GOAL OF THE EXERCISE —
Leave out every picture, and retype exactly the lines from the line with "Generate a Python" through the line with "label_y = [1.42, 1.04, 0.79, 0.63, 0.50]", both ends included.

- - -

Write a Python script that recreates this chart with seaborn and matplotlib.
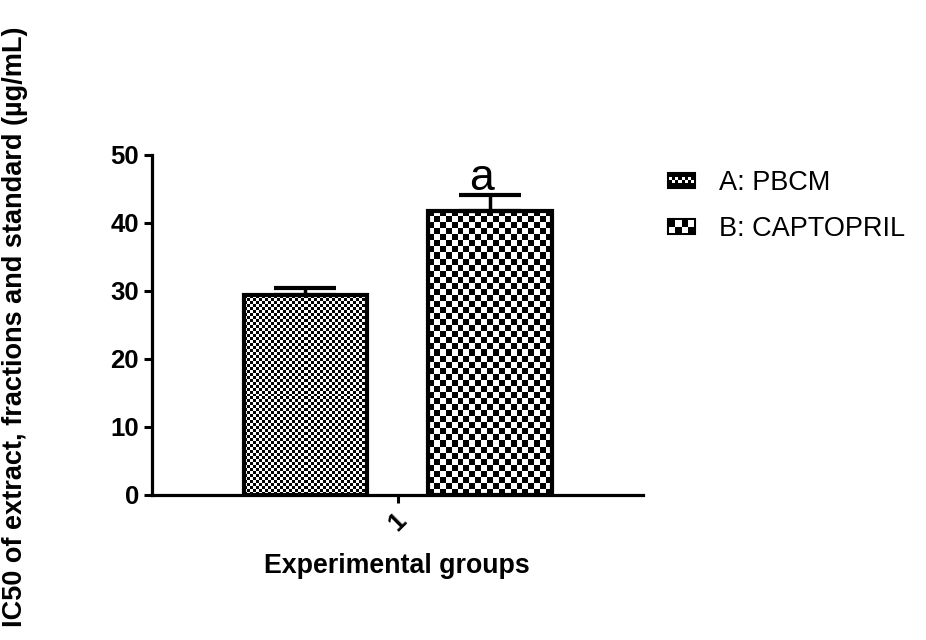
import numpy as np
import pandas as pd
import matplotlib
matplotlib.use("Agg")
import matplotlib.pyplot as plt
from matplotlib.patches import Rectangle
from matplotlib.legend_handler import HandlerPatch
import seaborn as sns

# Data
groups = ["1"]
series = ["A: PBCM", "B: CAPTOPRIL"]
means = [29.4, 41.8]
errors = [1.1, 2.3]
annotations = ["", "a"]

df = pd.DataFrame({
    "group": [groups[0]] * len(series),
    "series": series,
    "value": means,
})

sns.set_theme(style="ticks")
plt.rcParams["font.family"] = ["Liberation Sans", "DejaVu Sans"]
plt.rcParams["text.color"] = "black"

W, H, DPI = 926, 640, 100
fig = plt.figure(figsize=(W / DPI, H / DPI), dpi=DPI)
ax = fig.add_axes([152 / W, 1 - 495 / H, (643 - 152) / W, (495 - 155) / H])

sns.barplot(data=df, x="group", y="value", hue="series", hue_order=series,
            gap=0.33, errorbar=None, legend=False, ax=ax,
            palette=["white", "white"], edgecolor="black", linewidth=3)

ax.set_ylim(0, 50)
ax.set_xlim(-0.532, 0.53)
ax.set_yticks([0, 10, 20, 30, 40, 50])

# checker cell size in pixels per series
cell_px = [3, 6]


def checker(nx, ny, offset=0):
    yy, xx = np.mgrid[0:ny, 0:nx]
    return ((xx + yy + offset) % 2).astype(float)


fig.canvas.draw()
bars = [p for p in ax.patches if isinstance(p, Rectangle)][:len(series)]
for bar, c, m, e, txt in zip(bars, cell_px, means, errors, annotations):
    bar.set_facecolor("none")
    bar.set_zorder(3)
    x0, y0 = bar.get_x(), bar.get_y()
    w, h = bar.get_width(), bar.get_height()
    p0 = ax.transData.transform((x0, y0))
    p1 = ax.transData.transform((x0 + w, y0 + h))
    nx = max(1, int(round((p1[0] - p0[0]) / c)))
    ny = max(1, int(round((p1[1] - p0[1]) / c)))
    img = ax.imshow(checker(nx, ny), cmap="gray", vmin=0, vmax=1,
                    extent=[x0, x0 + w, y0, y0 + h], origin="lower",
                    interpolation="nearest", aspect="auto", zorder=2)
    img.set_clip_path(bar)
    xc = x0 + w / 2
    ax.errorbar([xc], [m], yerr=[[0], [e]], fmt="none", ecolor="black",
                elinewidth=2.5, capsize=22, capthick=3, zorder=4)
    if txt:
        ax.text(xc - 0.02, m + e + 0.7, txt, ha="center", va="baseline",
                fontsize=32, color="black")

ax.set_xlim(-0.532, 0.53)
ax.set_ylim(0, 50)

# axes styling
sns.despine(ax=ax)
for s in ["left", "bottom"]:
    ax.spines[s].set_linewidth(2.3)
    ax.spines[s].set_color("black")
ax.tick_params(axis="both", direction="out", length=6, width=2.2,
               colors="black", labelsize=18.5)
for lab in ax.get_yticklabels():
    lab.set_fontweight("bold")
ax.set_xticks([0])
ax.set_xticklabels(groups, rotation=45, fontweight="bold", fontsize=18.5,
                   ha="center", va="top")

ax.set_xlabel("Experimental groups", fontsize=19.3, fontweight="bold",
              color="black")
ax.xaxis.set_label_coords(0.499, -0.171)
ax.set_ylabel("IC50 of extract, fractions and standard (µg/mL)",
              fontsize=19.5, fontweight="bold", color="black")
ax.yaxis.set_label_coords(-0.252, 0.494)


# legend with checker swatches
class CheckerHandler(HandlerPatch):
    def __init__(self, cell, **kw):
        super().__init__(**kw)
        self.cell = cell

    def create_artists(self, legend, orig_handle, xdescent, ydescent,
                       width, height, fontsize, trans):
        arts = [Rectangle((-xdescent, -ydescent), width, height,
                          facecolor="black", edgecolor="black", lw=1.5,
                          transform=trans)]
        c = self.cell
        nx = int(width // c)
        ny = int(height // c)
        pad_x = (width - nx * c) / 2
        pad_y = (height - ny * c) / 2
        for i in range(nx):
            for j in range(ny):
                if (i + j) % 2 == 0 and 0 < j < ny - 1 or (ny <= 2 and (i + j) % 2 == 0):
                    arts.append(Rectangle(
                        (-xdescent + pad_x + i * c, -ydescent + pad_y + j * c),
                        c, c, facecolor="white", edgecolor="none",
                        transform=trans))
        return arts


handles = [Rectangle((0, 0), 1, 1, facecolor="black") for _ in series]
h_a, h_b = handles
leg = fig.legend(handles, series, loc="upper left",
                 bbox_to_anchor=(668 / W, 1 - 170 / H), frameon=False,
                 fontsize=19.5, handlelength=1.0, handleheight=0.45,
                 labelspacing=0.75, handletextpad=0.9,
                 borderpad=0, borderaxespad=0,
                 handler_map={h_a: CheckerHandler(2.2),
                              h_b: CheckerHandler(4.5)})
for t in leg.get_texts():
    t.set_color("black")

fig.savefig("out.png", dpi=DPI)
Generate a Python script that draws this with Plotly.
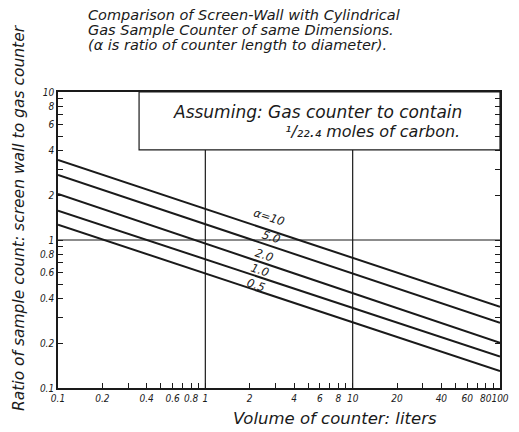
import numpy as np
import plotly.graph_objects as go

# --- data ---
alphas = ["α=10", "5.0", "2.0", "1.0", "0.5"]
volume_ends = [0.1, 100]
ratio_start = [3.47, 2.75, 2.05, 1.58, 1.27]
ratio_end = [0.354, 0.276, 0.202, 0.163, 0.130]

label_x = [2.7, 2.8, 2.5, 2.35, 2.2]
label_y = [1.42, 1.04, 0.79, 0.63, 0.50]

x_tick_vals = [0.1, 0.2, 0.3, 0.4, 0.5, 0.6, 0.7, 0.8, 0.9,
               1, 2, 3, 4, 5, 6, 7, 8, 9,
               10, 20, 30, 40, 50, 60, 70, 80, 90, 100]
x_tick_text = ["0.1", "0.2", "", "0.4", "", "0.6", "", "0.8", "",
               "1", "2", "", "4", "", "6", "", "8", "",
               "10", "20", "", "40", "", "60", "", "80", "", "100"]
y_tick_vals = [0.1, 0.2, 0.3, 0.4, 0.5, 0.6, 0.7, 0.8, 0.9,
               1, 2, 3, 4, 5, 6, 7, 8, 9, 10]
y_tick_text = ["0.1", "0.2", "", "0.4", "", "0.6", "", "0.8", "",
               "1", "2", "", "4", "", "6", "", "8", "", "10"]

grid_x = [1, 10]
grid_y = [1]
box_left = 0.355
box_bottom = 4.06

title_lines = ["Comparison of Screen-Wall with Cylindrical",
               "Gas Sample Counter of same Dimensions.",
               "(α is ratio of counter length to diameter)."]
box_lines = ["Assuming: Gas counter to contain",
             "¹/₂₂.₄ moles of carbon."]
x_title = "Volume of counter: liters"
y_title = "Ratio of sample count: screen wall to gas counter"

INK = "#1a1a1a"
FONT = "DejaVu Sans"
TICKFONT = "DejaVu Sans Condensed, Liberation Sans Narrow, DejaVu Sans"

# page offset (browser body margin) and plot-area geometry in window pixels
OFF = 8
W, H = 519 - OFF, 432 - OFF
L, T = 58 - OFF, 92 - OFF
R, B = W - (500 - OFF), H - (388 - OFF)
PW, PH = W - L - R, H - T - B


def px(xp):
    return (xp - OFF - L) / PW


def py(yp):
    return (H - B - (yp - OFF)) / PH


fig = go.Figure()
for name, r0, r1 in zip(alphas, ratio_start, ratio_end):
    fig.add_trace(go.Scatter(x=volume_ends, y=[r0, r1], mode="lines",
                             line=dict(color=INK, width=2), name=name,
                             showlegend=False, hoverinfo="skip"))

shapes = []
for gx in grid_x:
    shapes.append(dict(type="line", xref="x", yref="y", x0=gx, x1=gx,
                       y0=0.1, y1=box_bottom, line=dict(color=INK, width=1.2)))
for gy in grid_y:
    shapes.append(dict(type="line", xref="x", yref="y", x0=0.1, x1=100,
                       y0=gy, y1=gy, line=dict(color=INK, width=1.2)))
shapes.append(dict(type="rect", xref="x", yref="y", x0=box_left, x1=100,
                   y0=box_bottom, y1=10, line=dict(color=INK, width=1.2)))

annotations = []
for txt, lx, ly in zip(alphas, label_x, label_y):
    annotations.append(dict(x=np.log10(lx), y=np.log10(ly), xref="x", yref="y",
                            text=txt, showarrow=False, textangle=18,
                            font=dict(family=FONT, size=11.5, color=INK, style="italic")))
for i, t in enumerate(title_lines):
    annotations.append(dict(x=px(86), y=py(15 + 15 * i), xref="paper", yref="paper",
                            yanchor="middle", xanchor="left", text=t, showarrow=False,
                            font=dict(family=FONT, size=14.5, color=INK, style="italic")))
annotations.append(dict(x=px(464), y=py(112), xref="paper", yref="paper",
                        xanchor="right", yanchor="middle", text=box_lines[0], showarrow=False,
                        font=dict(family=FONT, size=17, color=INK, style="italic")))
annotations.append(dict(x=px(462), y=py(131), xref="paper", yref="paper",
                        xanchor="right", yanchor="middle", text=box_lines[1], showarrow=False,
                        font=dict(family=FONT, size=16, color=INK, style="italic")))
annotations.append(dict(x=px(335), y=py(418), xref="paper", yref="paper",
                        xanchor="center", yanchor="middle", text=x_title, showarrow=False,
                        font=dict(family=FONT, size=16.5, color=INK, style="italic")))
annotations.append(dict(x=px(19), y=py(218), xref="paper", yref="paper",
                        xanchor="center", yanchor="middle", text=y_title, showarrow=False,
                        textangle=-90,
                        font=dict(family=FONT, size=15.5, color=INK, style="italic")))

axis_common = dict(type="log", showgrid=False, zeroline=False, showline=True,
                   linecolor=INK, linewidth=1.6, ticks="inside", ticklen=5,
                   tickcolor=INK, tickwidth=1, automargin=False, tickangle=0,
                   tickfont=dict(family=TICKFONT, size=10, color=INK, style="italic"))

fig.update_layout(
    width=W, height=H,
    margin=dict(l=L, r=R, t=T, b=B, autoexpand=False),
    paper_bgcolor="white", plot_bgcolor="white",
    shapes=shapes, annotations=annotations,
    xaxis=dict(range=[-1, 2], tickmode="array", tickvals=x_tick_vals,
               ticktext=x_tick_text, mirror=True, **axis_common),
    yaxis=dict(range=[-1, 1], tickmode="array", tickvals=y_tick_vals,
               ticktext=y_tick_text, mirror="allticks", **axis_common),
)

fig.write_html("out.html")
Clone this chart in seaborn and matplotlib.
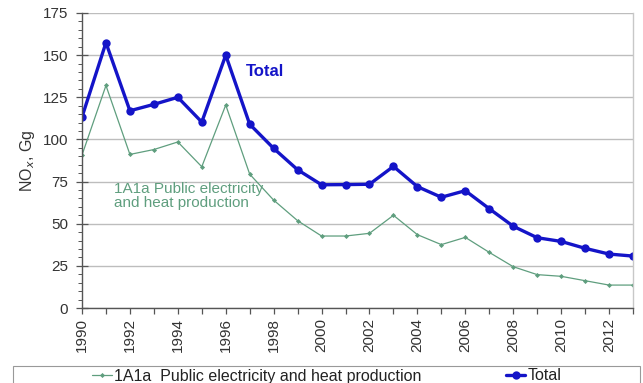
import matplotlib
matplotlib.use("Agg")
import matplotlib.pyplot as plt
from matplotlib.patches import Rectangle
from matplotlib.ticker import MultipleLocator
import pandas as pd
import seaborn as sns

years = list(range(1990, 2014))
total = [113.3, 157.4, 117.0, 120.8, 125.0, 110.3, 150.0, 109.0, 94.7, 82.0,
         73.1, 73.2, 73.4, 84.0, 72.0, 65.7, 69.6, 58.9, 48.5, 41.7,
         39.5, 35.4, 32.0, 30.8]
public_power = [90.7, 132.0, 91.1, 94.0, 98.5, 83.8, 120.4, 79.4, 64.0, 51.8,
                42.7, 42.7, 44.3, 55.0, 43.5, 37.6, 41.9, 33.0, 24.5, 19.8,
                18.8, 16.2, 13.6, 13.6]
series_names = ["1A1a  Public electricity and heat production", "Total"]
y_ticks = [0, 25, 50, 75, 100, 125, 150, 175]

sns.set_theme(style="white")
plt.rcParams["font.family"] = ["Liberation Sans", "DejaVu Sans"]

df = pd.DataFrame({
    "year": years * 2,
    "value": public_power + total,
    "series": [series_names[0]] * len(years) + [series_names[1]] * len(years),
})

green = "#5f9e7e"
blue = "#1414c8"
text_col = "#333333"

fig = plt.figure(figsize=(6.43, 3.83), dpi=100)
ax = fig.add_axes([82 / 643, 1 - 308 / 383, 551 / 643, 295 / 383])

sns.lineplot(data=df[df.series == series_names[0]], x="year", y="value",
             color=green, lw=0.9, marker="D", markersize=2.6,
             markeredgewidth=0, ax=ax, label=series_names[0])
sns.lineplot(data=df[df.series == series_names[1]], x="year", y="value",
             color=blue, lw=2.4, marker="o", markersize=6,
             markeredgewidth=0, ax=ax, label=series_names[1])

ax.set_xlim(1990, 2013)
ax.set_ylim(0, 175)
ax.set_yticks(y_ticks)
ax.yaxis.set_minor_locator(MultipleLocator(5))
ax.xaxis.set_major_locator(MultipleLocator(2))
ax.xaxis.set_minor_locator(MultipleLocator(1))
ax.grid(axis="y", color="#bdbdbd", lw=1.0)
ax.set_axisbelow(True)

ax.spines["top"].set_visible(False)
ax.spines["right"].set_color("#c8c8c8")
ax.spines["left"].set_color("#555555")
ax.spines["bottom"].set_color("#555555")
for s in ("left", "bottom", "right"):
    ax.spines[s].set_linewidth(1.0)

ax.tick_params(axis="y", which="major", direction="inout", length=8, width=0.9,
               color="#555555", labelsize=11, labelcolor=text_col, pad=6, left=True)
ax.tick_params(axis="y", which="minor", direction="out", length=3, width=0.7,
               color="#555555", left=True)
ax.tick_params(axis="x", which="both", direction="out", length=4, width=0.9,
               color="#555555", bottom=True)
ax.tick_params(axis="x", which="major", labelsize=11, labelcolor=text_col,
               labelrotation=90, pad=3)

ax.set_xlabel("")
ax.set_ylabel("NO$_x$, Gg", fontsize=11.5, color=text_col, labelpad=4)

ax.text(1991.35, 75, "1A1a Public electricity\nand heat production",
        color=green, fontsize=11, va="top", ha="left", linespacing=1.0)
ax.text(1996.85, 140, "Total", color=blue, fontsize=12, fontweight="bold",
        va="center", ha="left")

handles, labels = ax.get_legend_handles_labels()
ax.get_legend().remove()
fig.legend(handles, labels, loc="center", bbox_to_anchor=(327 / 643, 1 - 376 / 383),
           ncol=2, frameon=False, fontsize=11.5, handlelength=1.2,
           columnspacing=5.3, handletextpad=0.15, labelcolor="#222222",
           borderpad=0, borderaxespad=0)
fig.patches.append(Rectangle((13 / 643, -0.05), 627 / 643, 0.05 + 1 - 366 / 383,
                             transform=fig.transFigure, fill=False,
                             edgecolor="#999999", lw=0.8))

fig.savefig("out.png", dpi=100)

- - -

FULL SOLUTION —
Generate a Python script that draws this with Plotly.
import numpy as np
import plotly.graph_objects as go

# --- data ---
alphas = ["α=10", "5.0", "2.0", "1.0", "0.5"]
volume_ends = [0.1, 100]
ratio_start = [3.47, 2.75, 2.05, 1.58, 1.27]
ratio_end = [0.354, 0.276, 0.202, 0.163, 0.130]

label_x = [2.7, 2.8, 2.5, 2.35, 2.2]
label_y = [1.42, 1.04, 0.79, 0.63, 0.50]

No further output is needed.